Brandeis Graduate Professional Studies

Marketing 101: What’s Push versus Pull?

February 25, 2020

Dock looking out at the water during sunset

This post was written by Steven Dupree, Chair of the Digital Marketing and Design program at Brandeis GPS.

Fishing on Ashumet Pond is one of the most relaxing things in the world. But good luck catching anything! Unless you’re Kevin. Kevin loves fish, he wears fish shirts, he puts fish bumper stickers on his car. Kevin once researched whether a surplus of carbon dioxide causes cataracts in fish. And Kevin catches fish when he wants to.

The way I see it, there are two ways I can someday snag fish like Kevin (besides trading in my Brandeis mathematics degree for marine biology, of course):

  1. Improve fishing skill
  2. Add fish to pond

Step One: Pull

Hopefully, your product or service already has an audience out there. They’re looking for you. It’s your responsibility to make customer value as available as possible. Find prospects wherever they are and meet their demand.

When I worked at LogMeIn, we coined the term “active seekers” to describe this population. These are the hungry folk. The old lawnmower broke and they’re searching for “John Deere riding mower” so they don’t have to collect and dump lawn clippings.

Pull marketing starts with search-based advertising (Google Ads) but it doesn’t end there. If you offer a niche consumer product or a B2B product, there may be digital marketplaces or directories where you want to be. Signs for bananas where the monkeys are famished.

Pull marketing (alternatively known as inbound marketing, demand harvesting) has two advantages: it’s relatively cheap and it converts quickly. The primary drawback?
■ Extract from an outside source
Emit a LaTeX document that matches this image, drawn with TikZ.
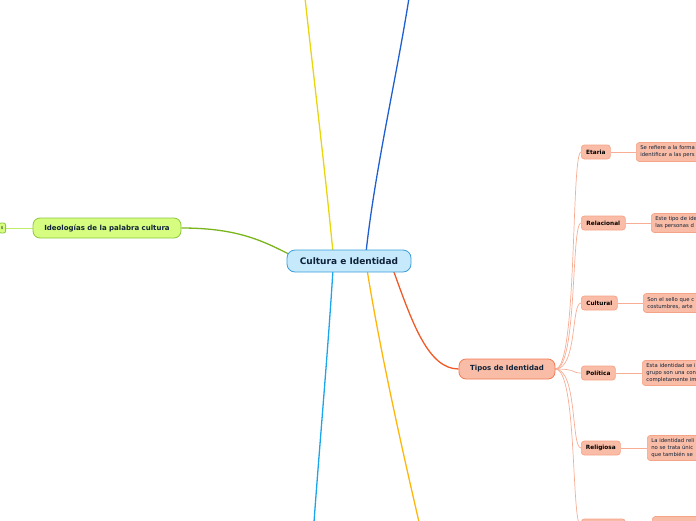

You can do a limited amount of pull marketing before you hit some invisible wall.

Ok, let’s suppose I’ve practiced casting my fishing rod. I know how to tie a fly. But the fish still don’t bite! What now?

Step Two: Push

You may need to stock the pond.

If you’re solving a pain point that customers don’t even know they have, then you may not have much of an audience (yet). And even if they know the pain point all too well, your audience may have trouble discovering you if they are not searching.

Push marketing (alternatively known as outbound marketing, demand generation) includes the vast majority of online and offline media: newsletters, display advertising, Facebook ads, most social media, billboards, door hangers, and sides of buses…to name a few.
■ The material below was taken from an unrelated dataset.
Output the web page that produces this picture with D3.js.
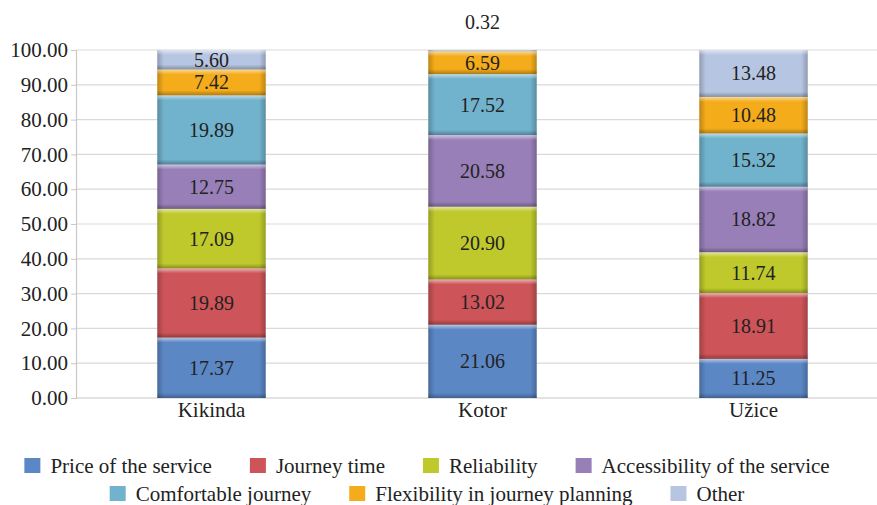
<!DOCTYPE html>
<html>
<head>
<meta charset="utf-8">
<script src="https://cdn.jsdelivr.net/npm/d3@7"></script>
</head>
<body style="margin:0">
<svg id="fig" width="877" height="505"></svg>
<script>
// Cities surveyed
const cities = ["Kikinda", "Kotor", "Užice"];

// Factors influencing the choice of service (stack order, bottom to top)
const factors = [
  "Price of the service",
  "Journey time",
  "Reliability",
  "Accessibility of the service",
  "Comfortable journey",
  "Flexibility in journey planning",
  "Other"
];

// Share (%) of each factor per city
const priceValues         = [17.37, 21.06, 11.25];
const journeyTimeValues   = [19.89, 13.02, 18.91];
const reliabilityValues   = [17.09, 20.90, 11.74];
const accessibilityValues = [12.75, 20.58, 18.82];
const comfortValues       = [19.89, 17.52, 15.32];
const flexibilityValues   = [7.42, 6.59, 10.48];
const otherValues         = [5.60, 0.32, 13.48];

const yTicks = [0, 10, 20, 30, 40, 50, 60, 70, 80, 90, 100];

const colors = ["#5b87c5", "#cd5458", "#bfc92c", "#987fb8", "#71b2cc", "#f4ac1b", "#b6c6e2"];

const seriesValues = [priceValues, journeyTimeValues, reliabilityValues,
  accessibilityValues, comfortValues, flexibilityValues, otherValues];

const rows = cities.map((c, i) => {
  const r = { city: c };
  factors.forEach((f, k) => { r[f] = seriesValues[k][i]; });
  return r;
});

const FONT = '"Liberation Serif"';
const TEXT = "#222";

// Serif face for every piece of text
function serif(sel, size) {
  return sel.style("font-family", FONT, "important").attr("font-size", size).attr("fill", TEXT);
}

const svg = d3.select("#fig");

const x = d3.scaleBand().domain(cities).range([76, 889]).paddingInner(0.6).paddingOuter(0.3);
const y = d3.scaleLinear().domain([0, 100]).range([398, 50]);

// Gradients that give each segment its bevelled look
const defs = svg.append("defs");
const side = defs.append("linearGradient").attr("id", "side").attr("x1", 0).attr("x2", 1).attr("y1", 0).attr("y2", 0);
side.append("stop").attr("offset", 0).attr("stop-color", "#000").attr("stop-opacity", 0.22);
side.append("stop").attr("offset", 0.06).attr("stop-color", "#000").attr("stop-opacity", 0.0);
side.append("stop").attr("offset", 0.94).attr("stop-color", "#000").attr("stop-opacity", 0.0);
side.append("stop").attr("offset", 1).attr("stop-color", "#000").attr("stop-opacity", 0.22);
const topHi = defs.append("linearGradient").attr("id", "tophi").attr("x1", 0).attr("x2", 0).attr("y1", 0).attr("y2", 1);
topHi.append("stop").attr("offset", 0).attr("stop-color", "#fff").attr("stop-opacity", 0.55);
topHi.append("stop").attr("offset", 1).attr("stop-color", "#fff").attr("stop-opacity", 0.0);
const botLo = defs.append("linearGradient").attr("id", "botlo").attr("x1", 0).attr("x2", 0).attr("y1", 0).attr("y2", 1);
botLo.append("stop").attr("offset", 0).attr("stop-color", "#000").attr("stop-opacity", 0.0);
botLo.append("stop").attr("offset", 1).attr("stop-color", "#000").attr("stop-opacity", 0.28);

// Gridlines
svg.append("g").selectAll("line").data(yTicks.filter(d => d > 0)).join("line")
  .attr("x1", 76).attr("x2", 877)
  .attr("y1", d => y(d)).attr("y2", d => y(d))
  .attr("stroke", "#d9d9d9").attr("stroke-width", 1.2);

// Y axis
const yAxis = svg.append("g").attr("transform", "translate(76,0)")
  .call(d3.axisLeft(y).tickValues(yTicks).tickFormat(d3.format(".2f")).tickSize(5).tickPadding(3));
yAxis.attr("font-family", null).attr("font-size", null);
yAxis.select(".domain").attr("stroke", "#c8c8c8").attr("stroke-width", 1.2);
yAxis.selectAll(".tick line").attr("stroke", "#c8c8c8");
serif(yAxis.selectAll("text"), 21);

// X axis
const xAxis = svg.append("g").attr("transform", "translate(0,398)")
  .call(d3.axisBottom(x).tickSize(0).tickPadding(4));
xAxis.attr("font-family", null).attr("font-size", null);
xAxis.select(".domain").attr("d", "M76,0H877").attr("stroke", "#c8c8c8").attr("stroke-width", 1.2);
serif(xAxis.selectAll("text"), 21);

// Stacked bars
const stack = d3.stack().keys(factors);
const series = stack(rows);

const layers = svg.append("g").selectAll("g").data(series).join("g");

layers.each(function (s, k) {
  const g = d3.select(this);
  s.forEach(d => {
    const x0 = x(d.data.city), w = x.bandwidth();
    const yt = y(d[1]), yb = y(d[0]), h = yb - yt;
    const seg = g.append("g");
    seg.append("rect").attr("x", x0).attr("y", yt).attr("width", w).attr("height", h)
      .attr("fill", colors[k]);
    seg.append("rect").attr("x", x0).attr("y", yt).attr("width", w).attr("height", h)
      .attr("fill", "url(#side)");
    const bh = Math.min(5, h / 2);
    seg.append("rect").attr("x", x0).attr("y", yt).attr("width", w).attr("height", bh)
      .attr("fill", "url(#tophi)");
    seg.append("rect").attr("x", x0).attr("y", yb - bh).attr("width", w).attr("height", bh)
      .attr("fill", "url(#botlo)");
  });
});

// Value labels
const labels = svg.append("g");
series.forEach(s => {
  s.forEach(d => {
    const v = d.data[s.key];
    const h = y(d[0]) - y(d[1]);
    const cx = x(d.data.city) + x.bandwidth() / 2;
    const cy = h < 8 ? y(100) - 28 : (y(d[0]) + y(d[1])) / 2;
    serif(labels.append("text"), 20).attr("x", cx).attr("y", cy).attr("dy", "0.35em")
      .attr("text-anchor", "middle")
      .text(d3.format(".2f")(v));
  });
});

// Legend, two centred rows
const legendRows = [factors.slice(0, 4), factors.slice(4)];
const legendY = [466, 494];
const legendCenter = 427;
const legend = svg.append("g");
legendRows.forEach((items, r) => {
  const row = legend.append("g");
  let cursor = 0;
  items.forEach(f => {
    const k = factors.indexOf(f);
    const item = row.append("g").attr("transform", `translate(${cursor},0)`);
    item.append("rect").attr("x", 0).attr("y", legendY[r] - 8).attr("width", 16).attr("height", 15)
      .attr("fill", colors[k]);
    const t = serif(item.append("text"), 21).attr("x", 26).attr("y", legendY[r]).attr("dy", "0.35em").text(f);
    cursor += 26 + t.node().getComputedTextLength() + 38;
  });
  const total = cursor - 38;
  row.attr("transform", `translate(${legendCenter - total / 2},0)`);
});
</script>
</body>
</html>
Why are there so many more channels for push advertising? After all, the unit economics are typically more expensive than pull advertising. It takes longer to convert dollars into customers due to that nuisance of “educating” the customer. Why not invest 100% in paid search? Well, you simply may not be able to.

Push marketing, in contrast to pull, is virtually unlimited. Advertisers desperately need customers, publishers will gladly take your money, and all the while your target audience will do whatever they feel like. Success depends on delivering the right message to the right customer at the right time. Good push marketing does just that.

One year, they stocked Ashumet Pond with extra trout. I’m still a novice fisherman but I managed to catch one or two.

If Pull and Push Don’t Work?

Even if your audience doesn’t know or care about your product or service, you mustn’t lose hope. It may be costly to acquire customers and difficult to demonstrate positive return-on-investment “ROI” in the early days. But it won’t always be this way.

Ask yourself: can an “active seeker” population develop as your early customers share their experiences with your product or service–thus enabling you to add pull marketing to your mix? Rising demand for your product or service generates inbound interest. This enables pull marketing and defrays your acquisition costs.

Or: will it become prohibitively expensive to rise above the noise–as competitors enter and your target market evolves? Customer education is always an option, but it’s expensive. You can do as much push marketing as you need if only you have an unlimited budget. Success still depends upon how receptive customers are to the value you provide.

Rule of Thumb

In marketing and fishing, as in skeet shooting: pull first, then push!


Steven Dupree is chair of the MS in Digital Marketing and Design program at Brandeis Graduate Professional Studies. In his day job, Steven is VP, Marketing at Amava, a platform helping active retirees find opportunities to earn, learn, travel and more. He has previously held investing and operating roles including VP, Marketing at SoFi, the first and largest provider of student loan refinancing, and VP, Online Marketing Operations at LogMeIn, an early software-as-a-service provider of remote access and collaboration tools. He mentors entrepreneurs for Endeavor Global and Reforge, and serves on the board of the Astronomical Society of the Pacific.